# My First Whitetail Hunting Experience + Video



## Admin (Jun 21, 2012)

As a complete hunting newbie, I was fortunate that Yamaha and the Whitetail Diaries crew invited me down to south Texas to show me the ropes, using the Yamaha Viking VI to move us around the big lease. This is the story of my first hunt, which I wrote for ATV.com.

*Check out the story I wrote for ATV.com (and the video) about the experience here*.


----------



## DallanC (Jan 13, 2009)

Cool, congratulations on a nice buck! With a bow no less.


-DallanC


----------



## Dunkem (May 8, 2012)

Wow what an experience,good job.


----------



## wyogoob (Sep 7, 2007)

Way2go!!


----------



## bkelz (Dec 3, 2010)

You are the man! thanks for sharing.


----------



## Admin (Jun 21, 2012)

Thank you all for the kind words. I am officially a hunting covert and am itching to try it again.

I went with the bow because I love archery and shoot three or four times a week. I'm heading to Las Vegas in February to compete with 2,200 archers at the world's biggest indoor competition. Should be an experience.


----------



## wyogoob (Sep 7, 2007)

That's great looking camo you're wearing. What is it?

.


----------



## Admin (Jun 21, 2012)

wyogoob said:


> That's great looking camo you're wearing. What is it?
> 
> .


I'm new to camo, but I picked it up at Bass Pro. The shirt and pants are Redhead Silent-Hide in Brown Camo. Looking online, all the other camo patterns available in these pants/shirt have unique names. Apparently, I'm as unique as plain old "brown camo."
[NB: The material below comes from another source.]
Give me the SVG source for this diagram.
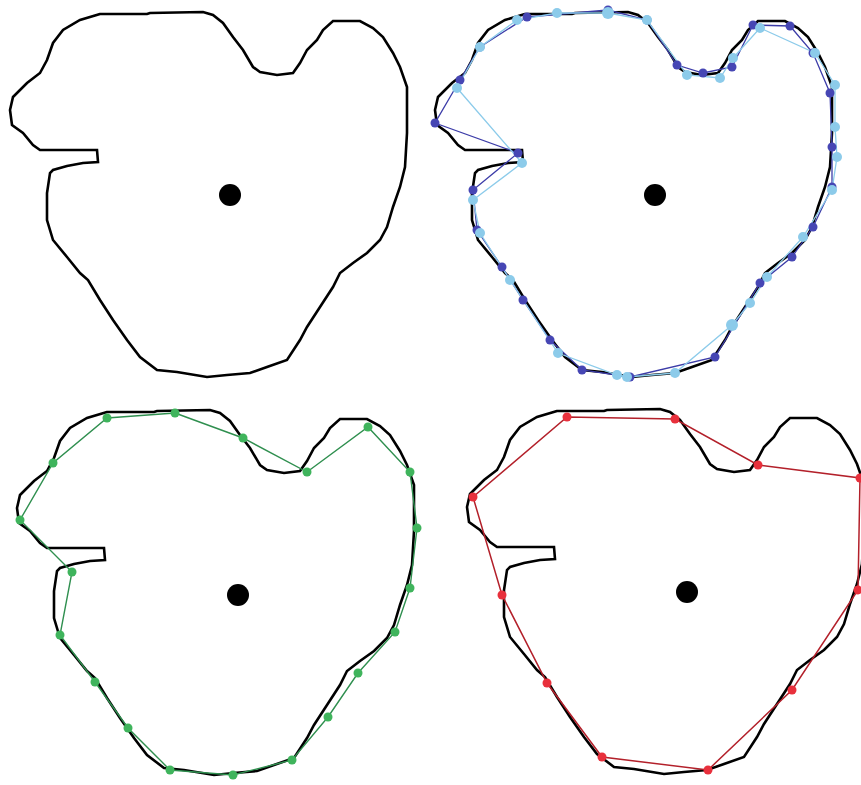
<svg xmlns="http://www.w3.org/2000/svg" xmlns:xlink="http://www.w3.org/1999/xlink" width="861" height="785" viewBox="0 0 861 785">
<style>
.contour{fill:none;stroke:#000;stroke-width:2.6;stroke-linejoin:miter}
.center{fill:#000}
.dblue{fill:none;stroke:#3c3ca8;stroke-width:1.3}
.lblue{fill:none;stroke:#8ccbea;stroke-width:1.3}
.dbdot{fill:#4646b4}
.lbdot{fill:#8ccbea}
.green{fill:none;stroke:#2f8f4f;stroke-width:1.4}
.gdot{fill:#3fb45c}
.red{fill:none;stroke:#b3202a;stroke-width:1.5}
.rdot{fill:#e8303c}
</style>
<defs>
<path id="shape" d="M100,14 L80,20 L63,30 L53,43 L47,60 L40,73 L27,83 L13,97 L10,110 L12,125 L23,133 L33,145 L40,150 L97,150 L98,162 L83,163 L67,166 L53,170 L50,173 L47,193 L47,220 L53,240 L67,257 L80,273 L88,280 L100,300 L113,320 L127,340 L140,357 L157,370 L177,372 L207,377 L227,375 L250,373 L267,367 L287,360 L300,340 L307,327 L320,307 L333,287 L340,273 L353,263 L367,253 L380,240 L387,227 L393,207 L400,187 L405,167 L407,133 L407,87 L400,67 L393,53 L383,37 L373,28 L360,21 L333,21 L323,30 L317,40 L307,50 L300,63 L293,73 L277,75 L260,72 L253,67 L243,50 L233,37 L223,23 L213,15 L203,12 L150,13 L147,14 Z"/>
</defs>
<rect width="861" height="785" fill="#fff"/>

<g id="panel-original">
<use xlink:href="#shape" class="contour"/>
<circle class="center" cx="230" cy="195" r="11"/>
</g>

<g id="panel-blue">
<use xlink:href="#shape" class="contour" transform="translate(425,0)"/>
<polygon class="dblue" points="460,80 435,123 518,153 473,190 477,230 502,267 523,300 550,340 582,370 630,377 715,357 760,283 792,257 813,227 832,187 832,147 830,93 813,53 790,26 753,25 732,67 703,73 677,65 647,20 608,10 527,17 480,47"/>
<polygon class="lblue" points="457,88 522,163 473,200 480,233 510,280 558,353 617,375 627,377 675,373 732,325 750,303 767,277 803,237 832,190 837,157 835,127 835,85 815,53 760,28 733,58 720,78 687,75 647,20 608,13 557,13 517,20 480,47"/>
<g class="dbdot">
<circle cx="460" cy="80" r="4.5"/><circle cx="435" cy="123" r="4.5"/><circle cx="518" cy="153" r="4.5"/><circle cx="473" cy="190" r="4.5"/><circle cx="477" cy="230" r="4.5"/><circle cx="502" cy="267" r="4.5"/><circle cx="523" cy="300" r="4.5"/><circle cx="550" cy="340" r="4.5"/><circle cx="582" cy="370" r="4.5"/><circle cx="630" cy="377" r="4.5"/><circle cx="715" cy="357" r="4.5"/><circle cx="760" cy="283" r="4.5"/><circle cx="792" cy="257" r="4.5"/><circle cx="813" cy="227" r="4.5"/><circle cx="832" cy="187" r="4.5"/><circle cx="832" cy="147" r="4.5"/><circle cx="830" cy="93" r="4.5"/><circle cx="813" cy="53" r="4.5"/><circle cx="790" cy="26" r="4.5"/><circle cx="753" cy="25" r="4.5"/><circle cx="732" cy="67" r="4.5"/><circle cx="703" cy="73" r="4.5"/><circle cx="677" cy="65" r="4.5"/><circle cx="647" cy="20" r="4.5"/><circle cx="608" cy="10" r="4.5"/><circle cx="527" cy="17" r="4.5"/><circle cx="480" cy="47" r="4.5"/>
</g>
<g class="lbdot">
<circle cx="457" cy="88" r="5"/><circle cx="522" cy="163" r="5"/><circle cx="473" cy="200" r="5"/><circle cx="480" cy="233" r="5"/><circle cx="510" cy="280" r="5"/><circle cx="558" cy="353" r="5"/><circle cx="617" cy="375" r="5"/><circle cx="627" cy="377" r="5"/><circle cx="675" cy="373" r="5"/><circle cx="732" cy="325" r="6"/><circle cx="750" cy="303" r="5"/><circle cx="767" cy="277" r="5"/><circle cx="803" cy="237" r="5"/><circle cx="832" cy="190" r="5"/><circle cx="837" cy="157" r="5"/><circle cx="835" cy="127" r="5"/><circle cx="835" cy="85" r="5"/><circle cx="815" cy="53" r="5"/><circle cx="760" cy="28" r="5"/><circle cx="733" cy="58" r="5"/><circle cx="720" cy="78" r="5"/><circle cx="687" cy="75" r="5"/><circle cx="647" cy="20" r="5"/><circle cx="608" cy="13" r="6"/><circle cx="557" cy="13" r="5"/><circle cx="517" cy="20" r="5"/><circle cx="480" cy="47" r="5"/>
</g>
<circle class="center" cx="655" cy="195" r="11"/>
</g>

<g id="panel-green">
<use xlink:href="#shape" class="contour" transform="translate(7,398)"/>
<polygon class="green" points="175,413 243,438 307,472 368,427 410,472 417,528 410,588 395,632 358,673 328,717 292,760 233,775 170,770 128,728 95,682 60,635 72,572 20,520 53,463 107,418"/>
<g class="gdot">
<circle cx="175" cy="413" r="4.5"/><circle cx="243" cy="438" r="4.5"/><circle cx="307" cy="472" r="4.5"/><circle cx="368" cy="427" r="4.5"/><circle cx="410" cy="472" r="4.5"/><circle cx="417" cy="528" r="4.5"/><circle cx="410" cy="588" r="4.5"/><circle cx="395" cy="632" r="4.5"/><circle cx="358" cy="673" r="4.5"/><circle cx="328" cy="717" r="4.5"/><circle cx="292" cy="760" r="4.5"/><circle cx="233" cy="775" r="4.5"/><circle cx="170" cy="770" r="4.5"/><circle cx="128" cy="728" r="4.5"/><circle cx="95" cy="682" r="4.5"/><circle cx="60" cy="635" r="4.5"/><circle cx="72" cy="572" r="4.5"/><circle cx="20" cy="520" r="4.5"/><circle cx="53" cy="463" r="4.5"/><circle cx="107" cy="418" r="4.5"/>
</g>
<circle class="center" cx="238" cy="595" r="11"/>
</g>

<g id="panel-red">
<use xlink:href="#shape" class="contour" transform="translate(457,397)"/>
<polygon class="red" points="567,417 675,419 758,465 860,478 858,590 792,690 708,770 602,757 547,683 502,595 473,497"/>
<g class="rdot">
<circle cx="567" cy="417" r="4.5"/><circle cx="675" cy="419" r="4.5"/><circle cx="758" cy="465" r="4.5"/><circle cx="860" cy="478" r="4.5"/><circle cx="858" cy="590" r="4.5"/><circle cx="792" cy="690" r="4.5"/><circle cx="708" cy="770" r="4.5"/><circle cx="602" cy="757" r="4.5"/><circle cx="547" cy="683" r="4.5"/><circle cx="502" cy="595" r="4.5"/><circle cx="473" cy="497" r="4.5"/>
</g>
<circle class="center" cx="687" cy="592" r="11"/>
</g>
</svg>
I will say that it all really was silent. No noise at all from the clothes while I walked around or drew the bow back. Pretty cool. Then again, I'm new to all this and easily impressed.


----------



## wyogoob (Sep 7, 2007)

Helena said:


> I'm new to camo, but I picked it up at Bass Pro. The shirt and pants are Redhead Silent-Hide in Brown Camo. Looking online, all the other camo patterns available in these pants/shirt have unique names. Apparently, I'm as unique as plain old "brown camo."
> 
> I will say that it all really was silent. No noise at all from the clothes while I walked around or drew the bow back. Pretty cool. Then again, I'm new to all this and easily impressed.
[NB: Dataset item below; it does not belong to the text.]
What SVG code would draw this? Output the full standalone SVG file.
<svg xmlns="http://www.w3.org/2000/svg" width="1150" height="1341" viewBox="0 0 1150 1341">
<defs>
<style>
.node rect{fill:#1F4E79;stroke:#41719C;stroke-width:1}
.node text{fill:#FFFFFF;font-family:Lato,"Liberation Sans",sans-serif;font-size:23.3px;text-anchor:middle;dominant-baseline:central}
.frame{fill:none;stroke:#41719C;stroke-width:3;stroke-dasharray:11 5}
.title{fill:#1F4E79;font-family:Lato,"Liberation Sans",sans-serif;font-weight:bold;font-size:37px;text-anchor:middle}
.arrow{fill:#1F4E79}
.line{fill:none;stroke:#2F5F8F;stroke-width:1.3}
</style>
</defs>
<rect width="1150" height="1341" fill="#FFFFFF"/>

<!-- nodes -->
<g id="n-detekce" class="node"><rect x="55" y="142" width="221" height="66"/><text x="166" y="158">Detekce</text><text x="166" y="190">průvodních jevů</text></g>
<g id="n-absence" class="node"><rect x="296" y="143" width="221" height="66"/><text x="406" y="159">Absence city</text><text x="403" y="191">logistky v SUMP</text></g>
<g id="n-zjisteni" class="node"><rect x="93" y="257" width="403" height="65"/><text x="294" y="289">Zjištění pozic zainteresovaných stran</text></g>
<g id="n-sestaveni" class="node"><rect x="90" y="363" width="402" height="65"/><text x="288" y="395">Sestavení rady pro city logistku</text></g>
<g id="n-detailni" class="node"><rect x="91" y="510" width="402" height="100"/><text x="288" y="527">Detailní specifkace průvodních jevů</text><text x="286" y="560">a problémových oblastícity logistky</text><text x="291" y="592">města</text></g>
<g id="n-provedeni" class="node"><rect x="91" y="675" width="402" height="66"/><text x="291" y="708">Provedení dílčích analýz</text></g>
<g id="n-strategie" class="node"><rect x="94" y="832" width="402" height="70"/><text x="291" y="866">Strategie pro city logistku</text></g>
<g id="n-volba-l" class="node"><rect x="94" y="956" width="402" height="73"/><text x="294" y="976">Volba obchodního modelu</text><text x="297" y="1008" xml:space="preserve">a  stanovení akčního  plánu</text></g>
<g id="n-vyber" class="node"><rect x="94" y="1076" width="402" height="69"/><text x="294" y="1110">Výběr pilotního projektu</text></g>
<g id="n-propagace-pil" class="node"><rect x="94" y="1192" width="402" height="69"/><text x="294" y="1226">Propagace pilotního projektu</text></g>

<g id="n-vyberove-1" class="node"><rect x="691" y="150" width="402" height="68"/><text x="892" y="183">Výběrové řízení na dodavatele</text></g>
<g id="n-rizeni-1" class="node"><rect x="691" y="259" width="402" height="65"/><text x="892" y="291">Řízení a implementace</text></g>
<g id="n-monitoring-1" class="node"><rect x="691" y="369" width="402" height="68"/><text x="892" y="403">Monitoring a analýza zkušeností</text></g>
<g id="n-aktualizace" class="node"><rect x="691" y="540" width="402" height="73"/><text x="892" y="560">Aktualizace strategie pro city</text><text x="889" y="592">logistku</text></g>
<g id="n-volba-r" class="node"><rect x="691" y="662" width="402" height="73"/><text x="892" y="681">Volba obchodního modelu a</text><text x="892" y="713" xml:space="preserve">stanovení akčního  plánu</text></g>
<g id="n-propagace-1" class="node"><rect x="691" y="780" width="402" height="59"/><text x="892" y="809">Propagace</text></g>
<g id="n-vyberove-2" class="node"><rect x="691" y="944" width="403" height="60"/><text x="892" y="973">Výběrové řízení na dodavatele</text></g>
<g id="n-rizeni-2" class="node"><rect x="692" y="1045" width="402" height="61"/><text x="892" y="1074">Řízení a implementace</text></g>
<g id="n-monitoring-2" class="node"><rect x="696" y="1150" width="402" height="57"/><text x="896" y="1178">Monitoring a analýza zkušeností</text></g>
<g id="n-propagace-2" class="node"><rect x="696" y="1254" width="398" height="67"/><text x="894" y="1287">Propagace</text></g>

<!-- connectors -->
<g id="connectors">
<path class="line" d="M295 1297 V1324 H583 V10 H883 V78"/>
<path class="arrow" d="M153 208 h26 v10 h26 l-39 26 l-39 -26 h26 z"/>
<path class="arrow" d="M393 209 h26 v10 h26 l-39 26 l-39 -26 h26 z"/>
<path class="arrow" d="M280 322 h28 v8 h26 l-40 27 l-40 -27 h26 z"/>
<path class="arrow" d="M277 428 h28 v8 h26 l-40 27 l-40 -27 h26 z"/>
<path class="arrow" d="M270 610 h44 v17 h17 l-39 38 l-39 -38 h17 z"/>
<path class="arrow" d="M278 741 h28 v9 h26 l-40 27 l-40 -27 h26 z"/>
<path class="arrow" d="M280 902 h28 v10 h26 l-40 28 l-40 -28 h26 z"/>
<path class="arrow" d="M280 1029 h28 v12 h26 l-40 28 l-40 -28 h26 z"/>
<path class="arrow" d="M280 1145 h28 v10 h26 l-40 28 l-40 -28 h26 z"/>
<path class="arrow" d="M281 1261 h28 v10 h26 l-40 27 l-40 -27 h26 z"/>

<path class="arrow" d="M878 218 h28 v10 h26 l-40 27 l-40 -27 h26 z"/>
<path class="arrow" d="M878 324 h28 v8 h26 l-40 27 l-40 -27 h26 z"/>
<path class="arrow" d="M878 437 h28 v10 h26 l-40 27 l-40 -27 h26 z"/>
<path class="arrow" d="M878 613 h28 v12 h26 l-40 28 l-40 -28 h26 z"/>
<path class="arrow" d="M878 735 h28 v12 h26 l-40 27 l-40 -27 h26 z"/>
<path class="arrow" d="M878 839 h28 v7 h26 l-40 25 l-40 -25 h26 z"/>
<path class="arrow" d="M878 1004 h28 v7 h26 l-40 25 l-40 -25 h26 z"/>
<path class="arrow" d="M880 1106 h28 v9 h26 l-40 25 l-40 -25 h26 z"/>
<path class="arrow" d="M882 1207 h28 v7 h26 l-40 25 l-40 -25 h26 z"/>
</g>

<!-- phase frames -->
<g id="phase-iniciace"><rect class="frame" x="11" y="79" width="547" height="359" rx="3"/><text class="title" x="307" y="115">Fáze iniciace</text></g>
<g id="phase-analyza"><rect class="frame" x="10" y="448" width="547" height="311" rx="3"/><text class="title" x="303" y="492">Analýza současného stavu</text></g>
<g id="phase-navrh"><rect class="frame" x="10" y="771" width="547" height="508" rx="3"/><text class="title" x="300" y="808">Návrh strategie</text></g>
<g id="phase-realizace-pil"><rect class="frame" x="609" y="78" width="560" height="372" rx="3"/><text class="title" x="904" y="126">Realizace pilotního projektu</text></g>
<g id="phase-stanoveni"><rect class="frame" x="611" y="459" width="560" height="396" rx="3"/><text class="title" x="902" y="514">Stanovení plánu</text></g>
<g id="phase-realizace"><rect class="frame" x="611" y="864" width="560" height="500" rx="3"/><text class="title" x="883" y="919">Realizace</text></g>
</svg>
Cool, I have some Silent Hide.

Have you eaten any of your deer yet?

.


----------



## Admin (Jun 21, 2012)

wyogoob said:


> Cool, I have some Silent Hide.
> 
> Have you eaten any of your deer yet?
> 
> .


I'm still waiting for it to arrive from the processor. We ate plenty of venison at the hunt camp, but not mine.

I ordered a bunch of summer sausage and salami - really looking forward to that. The Yamaha guy who organized the trip convinced me to order the backstraps in medallions wrapped in bacon.


----------